Lastly, the CARES Act is not solely for prospective debtors contemplating filing for bankruptcy protection after the enactment of the CARES Act – it also provides some protection to those currently embroiled in Chapter 13 bankruptcy proceedings prior to this period of unrest. Such debtors – those being debtors who are already subject to a confirmed “Plan” as governed by Sections 1321-1330 of the Bankruptcy Code – may request that their Plan be modified in light of the fact that “the debtor is experiencing or has experienced a material financial hardship due, directly or indirectly, to the coronavirus disease 2019 (COVID-19) pandemic . . .” The CARES Act, H.R. 748 §§1113(b)(1)(C). These requests are subject to approval following notice and a hearing in front of the court. Plans modified under this Stimulus Bill amendment “may not provide for payments over a period that expires more than 7 years after the time that the first payment under the original confirmed plan was due.” Id. Once more, in simplified terms, the Stimulus Bill allows debtors who were in an active Chapter 13 Bankruptcy case prior to the pandemic the ability to request a modification of their payment plans to account for Federal coronavirus relief funds and to extend their payment period up to seven (7) years from the date their first payment was originally due.

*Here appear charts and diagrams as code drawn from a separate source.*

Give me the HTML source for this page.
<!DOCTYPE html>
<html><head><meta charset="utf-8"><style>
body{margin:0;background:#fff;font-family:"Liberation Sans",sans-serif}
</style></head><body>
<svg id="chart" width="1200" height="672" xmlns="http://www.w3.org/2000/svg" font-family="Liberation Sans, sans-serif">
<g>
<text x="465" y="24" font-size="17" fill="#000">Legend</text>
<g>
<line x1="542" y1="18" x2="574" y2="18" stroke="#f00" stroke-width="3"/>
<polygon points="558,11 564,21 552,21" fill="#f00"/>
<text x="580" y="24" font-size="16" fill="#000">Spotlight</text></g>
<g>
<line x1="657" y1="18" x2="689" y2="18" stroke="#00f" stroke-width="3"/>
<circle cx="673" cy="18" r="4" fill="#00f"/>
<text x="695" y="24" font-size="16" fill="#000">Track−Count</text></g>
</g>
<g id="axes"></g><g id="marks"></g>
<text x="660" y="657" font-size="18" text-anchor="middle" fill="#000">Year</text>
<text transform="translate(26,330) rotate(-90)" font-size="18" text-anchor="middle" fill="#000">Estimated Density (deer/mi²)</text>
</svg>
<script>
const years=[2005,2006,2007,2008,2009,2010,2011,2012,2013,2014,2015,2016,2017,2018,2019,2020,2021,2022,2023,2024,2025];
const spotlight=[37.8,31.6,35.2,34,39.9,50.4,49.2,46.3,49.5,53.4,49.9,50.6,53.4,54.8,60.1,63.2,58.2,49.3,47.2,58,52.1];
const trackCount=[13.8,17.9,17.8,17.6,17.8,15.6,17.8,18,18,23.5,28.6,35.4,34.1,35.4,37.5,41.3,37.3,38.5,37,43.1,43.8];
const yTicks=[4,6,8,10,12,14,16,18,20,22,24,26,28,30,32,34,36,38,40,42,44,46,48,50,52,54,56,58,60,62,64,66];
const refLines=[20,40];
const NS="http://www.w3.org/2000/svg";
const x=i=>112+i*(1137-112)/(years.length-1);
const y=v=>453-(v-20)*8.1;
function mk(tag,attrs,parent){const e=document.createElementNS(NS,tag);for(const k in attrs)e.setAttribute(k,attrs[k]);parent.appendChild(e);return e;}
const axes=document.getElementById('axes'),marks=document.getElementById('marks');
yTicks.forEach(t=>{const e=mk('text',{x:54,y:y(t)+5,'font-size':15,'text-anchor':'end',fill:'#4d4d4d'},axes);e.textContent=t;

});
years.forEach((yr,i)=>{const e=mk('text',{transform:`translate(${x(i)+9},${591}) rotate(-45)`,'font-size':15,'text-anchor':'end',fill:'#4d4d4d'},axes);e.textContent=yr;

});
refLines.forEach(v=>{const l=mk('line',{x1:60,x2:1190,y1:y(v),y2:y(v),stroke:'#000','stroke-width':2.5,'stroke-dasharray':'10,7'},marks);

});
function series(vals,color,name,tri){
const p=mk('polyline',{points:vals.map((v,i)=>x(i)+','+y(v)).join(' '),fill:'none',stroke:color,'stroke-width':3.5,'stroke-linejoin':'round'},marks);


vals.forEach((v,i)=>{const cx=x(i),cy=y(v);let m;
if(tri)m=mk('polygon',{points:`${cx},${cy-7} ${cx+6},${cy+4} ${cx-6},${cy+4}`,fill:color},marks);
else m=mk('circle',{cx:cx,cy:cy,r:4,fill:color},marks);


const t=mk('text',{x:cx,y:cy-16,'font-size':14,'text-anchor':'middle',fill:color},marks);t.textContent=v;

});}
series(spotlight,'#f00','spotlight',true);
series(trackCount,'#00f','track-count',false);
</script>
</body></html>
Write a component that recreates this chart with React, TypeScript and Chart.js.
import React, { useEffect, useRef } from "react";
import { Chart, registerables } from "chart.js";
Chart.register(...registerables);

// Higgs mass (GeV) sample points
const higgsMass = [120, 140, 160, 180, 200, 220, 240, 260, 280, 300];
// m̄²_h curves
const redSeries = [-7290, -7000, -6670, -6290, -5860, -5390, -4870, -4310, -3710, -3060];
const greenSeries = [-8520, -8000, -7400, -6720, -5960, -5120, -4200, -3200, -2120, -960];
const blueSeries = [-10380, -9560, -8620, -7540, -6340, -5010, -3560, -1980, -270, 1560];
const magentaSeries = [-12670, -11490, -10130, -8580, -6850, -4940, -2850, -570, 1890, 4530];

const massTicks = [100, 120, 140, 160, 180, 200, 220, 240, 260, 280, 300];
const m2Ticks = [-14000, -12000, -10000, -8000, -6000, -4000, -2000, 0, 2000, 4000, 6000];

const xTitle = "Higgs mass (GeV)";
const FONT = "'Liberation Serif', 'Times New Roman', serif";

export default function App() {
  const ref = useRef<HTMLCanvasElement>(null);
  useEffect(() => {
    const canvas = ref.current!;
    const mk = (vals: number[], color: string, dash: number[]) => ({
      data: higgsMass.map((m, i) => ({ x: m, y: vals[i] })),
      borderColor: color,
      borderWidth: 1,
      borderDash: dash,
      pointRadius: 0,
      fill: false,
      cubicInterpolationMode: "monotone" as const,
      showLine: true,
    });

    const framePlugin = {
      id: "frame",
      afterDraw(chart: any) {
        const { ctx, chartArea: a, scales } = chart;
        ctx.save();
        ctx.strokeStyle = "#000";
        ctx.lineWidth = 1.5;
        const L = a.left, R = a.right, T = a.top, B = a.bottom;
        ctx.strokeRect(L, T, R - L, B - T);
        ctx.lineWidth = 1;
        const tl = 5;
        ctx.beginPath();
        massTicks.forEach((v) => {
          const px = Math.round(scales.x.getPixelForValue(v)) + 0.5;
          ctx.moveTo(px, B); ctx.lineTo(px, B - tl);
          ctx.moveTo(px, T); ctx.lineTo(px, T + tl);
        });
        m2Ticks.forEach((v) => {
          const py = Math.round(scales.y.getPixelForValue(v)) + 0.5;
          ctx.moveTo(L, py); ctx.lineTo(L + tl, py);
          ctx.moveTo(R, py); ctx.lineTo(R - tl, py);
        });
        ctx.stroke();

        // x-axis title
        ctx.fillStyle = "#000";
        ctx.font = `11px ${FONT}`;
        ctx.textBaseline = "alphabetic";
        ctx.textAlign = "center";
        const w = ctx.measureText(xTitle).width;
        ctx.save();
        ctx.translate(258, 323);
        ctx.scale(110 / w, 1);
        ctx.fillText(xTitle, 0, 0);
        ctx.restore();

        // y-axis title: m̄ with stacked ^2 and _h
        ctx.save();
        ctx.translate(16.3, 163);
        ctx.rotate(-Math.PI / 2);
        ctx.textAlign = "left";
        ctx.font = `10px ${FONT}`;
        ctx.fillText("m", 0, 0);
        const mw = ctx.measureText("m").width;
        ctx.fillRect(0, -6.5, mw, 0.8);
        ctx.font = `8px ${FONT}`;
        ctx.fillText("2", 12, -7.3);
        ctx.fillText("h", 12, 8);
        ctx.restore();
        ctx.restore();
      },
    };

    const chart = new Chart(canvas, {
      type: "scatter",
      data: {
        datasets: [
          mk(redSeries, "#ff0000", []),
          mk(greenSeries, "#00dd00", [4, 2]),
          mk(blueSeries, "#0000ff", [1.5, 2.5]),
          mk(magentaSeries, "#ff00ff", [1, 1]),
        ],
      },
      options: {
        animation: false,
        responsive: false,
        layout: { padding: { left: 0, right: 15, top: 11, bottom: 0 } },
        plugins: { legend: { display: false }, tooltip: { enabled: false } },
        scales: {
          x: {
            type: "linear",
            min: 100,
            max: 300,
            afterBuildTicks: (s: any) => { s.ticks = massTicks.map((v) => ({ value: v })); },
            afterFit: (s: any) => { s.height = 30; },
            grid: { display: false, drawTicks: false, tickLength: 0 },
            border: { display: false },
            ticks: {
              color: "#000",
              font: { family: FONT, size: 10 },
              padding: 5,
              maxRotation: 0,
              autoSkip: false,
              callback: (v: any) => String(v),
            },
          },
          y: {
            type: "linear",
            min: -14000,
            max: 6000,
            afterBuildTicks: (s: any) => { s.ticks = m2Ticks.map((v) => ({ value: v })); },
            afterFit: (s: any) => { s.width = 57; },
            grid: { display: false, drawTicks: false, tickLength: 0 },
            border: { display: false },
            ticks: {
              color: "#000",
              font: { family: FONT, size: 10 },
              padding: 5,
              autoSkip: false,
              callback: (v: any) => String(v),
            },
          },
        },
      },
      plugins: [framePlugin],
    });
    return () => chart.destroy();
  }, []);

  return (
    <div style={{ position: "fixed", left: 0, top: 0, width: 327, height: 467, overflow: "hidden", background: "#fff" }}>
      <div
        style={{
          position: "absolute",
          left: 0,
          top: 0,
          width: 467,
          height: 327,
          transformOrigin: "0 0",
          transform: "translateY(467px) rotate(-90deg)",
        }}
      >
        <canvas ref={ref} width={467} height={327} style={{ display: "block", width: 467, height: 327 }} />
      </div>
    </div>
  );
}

This article is solely intended to provide a breakdown of the bankruptcy provisions within the Stimulus Bill and should not be interpreted as specific legal advice. As with anything involving significant legal and economic considerations and/or ramifications, we strongly recommend that you consult experienced and dedicated legal and financial professionals before acting.

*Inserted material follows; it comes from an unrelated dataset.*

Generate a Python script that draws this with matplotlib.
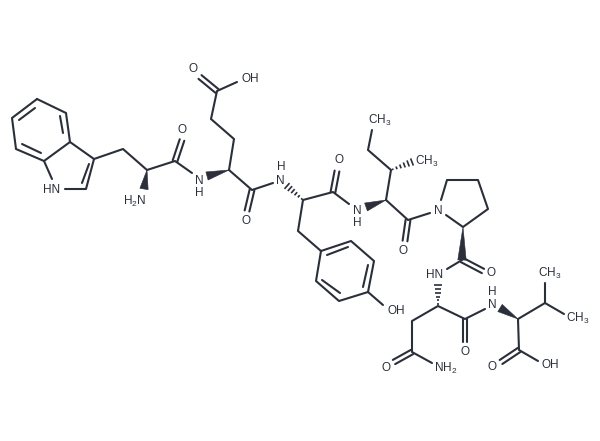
import numpy as np
import matplotlib
matplotlib.use('Agg')
from matplotlib import pyplot as plt
from matplotlib.patches import Polygon

plt.rcParams['font.family'] = ['Liberation Sans', 'DejaVu Sans']
plt.rcParams['mathtext.default'] = 'regular'

INK = '#2a2f3a'

# plain bonds, as connected paths (x, y in picture pixels)
chains = [
    [(37, 99), (66, 113), (70, 142), (44, 161), (16, 149), (12, 118), (37, 99)],
    [(70, 142), (94, 159), (86, 189), (65, 189)],
    [(44, 161), (52, 179)],
    [(94, 159), (123, 149), (147, 170), (175, 161), (192, 173)],
    [(229, 170), (252, 190), (273, 183)],
    [(229, 170), (234, 139), (211, 119), (217, 91), (237, 82)],
    [(303, 200), (333, 192), (349, 204)],
    [(386, 200), (391, 170), (368, 150), (372, 130)],
    [(386, 200), (408, 220), (430, 213)],
    [(441, 200), (447, 180), (478, 180), (488, 209), (463, 227), (446, 215)],
    [(462, 260), (447, 269)],
    [(303, 200), (298, 231), (321, 251), (351, 241), (374, 261), (368, 292), (339, 301), (316, 281), (321, 251)],
    [(368, 292), (383, 305)],
    [(432, 363), (412, 352), (412, 321), (438, 306), (465, 319), (485, 309)],
    [(518, 319), (545, 303), (564, 314)],
    [(545, 303), (545, 283)],
    [(518, 319), (519, 350), (538, 361)],
]

# inner strokes of ring double bonds
ring_inner = [
    ((19, 120), (35, 108)),
    ((60, 116), (63, 133)),
    ((22, 144), (41, 153)),
    ((89, 164), (82, 183)),
    ((327, 255), (348, 247)),
    ((368, 265), (363, 287)),
    ((322, 280), (340, 293)),
]

# C=O bonds, drawn as two parallel strokes
carbonyls = [
    ((175, 161), (182, 140)),
    ((217, 91), (200, 77)),
    ((252, 190), (247, 211)),
    ((333, 192), (337, 171)),
    ((408, 220), (405, 241)),
    ((462, 260), (483, 271)),
    ((412, 352), (394, 362)),
    ((465, 319), (465, 342)),
    ((519, 350), (501, 362)),
]

# solid wedges: tip, wide end
wedges = [
    ((147, 170), (144, 189)),
    ((229, 170), (207, 176)),
    ((386, 200), (366, 207)),
    ((463, 227), (462, 260)),
    ((518, 319), (500, 308)),
]

# hashed wedges: tip, wide end
hashes = [
    ((303, 200), (287, 186)),
    ((391, 170), (412, 162)),
    ((438, 306), (438, 285)),
]

labels = ['O', 'OH', 'O', 'HN', 'H$_2$N', 'N', 'H', 'O', 'N', 'H', 'O', 'N', 'H',
          'CH$_3$', 'CH$_3$', 'O', 'N', 'O', 'HN', 'OH', 'N', 'H', 'O', 'CH$_3$',
          'CH$_3$', 'O', 'NH$_2$', 'O', 'OH']
label_x = [193, 250, 182, 52, 135, 199, 199, 246, 280, 281, 339, 357, 357,
           380, 427, 403, 438, 491, 435, 396, 492, 492, 465, 550,
           578, 386, 446, 492, 550]
label_y = [69, 79, 130, 190, 201, 181, 193, 221, 181, 167, 160, 211, 223,
           120, 161, 251, 211, 273, 275, 311, 305, 292, 352, 273,
           318, 368, 368, 367, 365]

fig = plt.figure(figsize=(6, 4.41), dpi=100)
ax = fig.add_axes([0, 0, 1, 1])
ax.set_xlim(0, 600)
ax.set_ylim(441, 0)
ax.axis('off')

lw = 1.5

for path in chains:
    xs, ys = zip(*path)
    ax.plot(xs, ys, color=INK, lw=lw, solid_capstyle='round', solid_joinstyle='round')

for p, q in ring_inner:
    ax.plot([p[0], q[0]], [p[1], q[1]], color=INK, lw=lw, solid_capstyle='round')

for p, q in carbonyls:
    p, q = np.array(p, float), np.array(q, float)
    d = q - p
    n = np.array([-d[1], d[0]]) / np.hypot(*d) * 2.4
    for s in (-1, 1):
        ax.plot([p[0] + s * n[0], q[0] + s * n[0]], [p[1] + s * n[1], q[1] + s * n[1]],
                color=INK, lw=lw, solid_capstyle='round')

for p, q in wedges:
    p, q = np.array(p, float), np.array(q, float)
    d = q - p
    n = np.array([-d[1], d[0]]) / np.hypot(*d) * 4.2
    ax.add_patch(Polygon([p, q + n, q - n], closed=True, color=INK, lw=0.4))

for p, q in hashes:
    p, q = np.array(p, float), np.array(q, float)
    d = q - p
    n = np.array([-d[1], d[0]]) / np.hypot(*d)
    for t in np.linspace(0.08, 1, 6):
        c = p + d * t
        w = 0.6 + 3.2 * t
        ax.plot([c[0] - n[0] * w, c[0] + n[0] * w], [c[1] - n[1] * w, c[1] + n[1] * w],
                color=INK, lw=1.2, solid_capstyle='butt')

for text, x, y in zip(labels, label_x, label_y):
    ax.text(x, y, text, color=INK, fontsize=8.5, ha='center', va='center')

fig.savefig('out.png', dpi=100)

We at The Strong Firm remain diligent in our efforts to keep a finger on the pulse of the legislation, guidance, and rulings being promulgated daily. We are dedicated to helping our clients, friends, family and community navigate through these uncertain times, and as an element of that, we are committed to following, deciphering, anticipating, and conveying the information necessary for our clients to avail of the relief offered, to restructure, and/or to re-strategize, so that we may all emerge from this tumult as Strong as ever.
 It is important to note that each protective measure discussed herein is subject to a “Sunset” provision, whereby each of these bankruptcy amendments promulgated by the CARES Act are set to expire and revert to the original language on March 26th, 2021 – one (1) year after the enactment of this Stimulus Bill.
 For an excellent primer on these EIDLs, see the two-part blog discussion authored on March 19th and March 24th by Eric R. Thiergood, Sr., shareholder at The Strong Firm P.C. and an experienced provisioner of counsel concerning entity structuring and formation, commercial transactions, mergers and acquisitions, and commercial financing.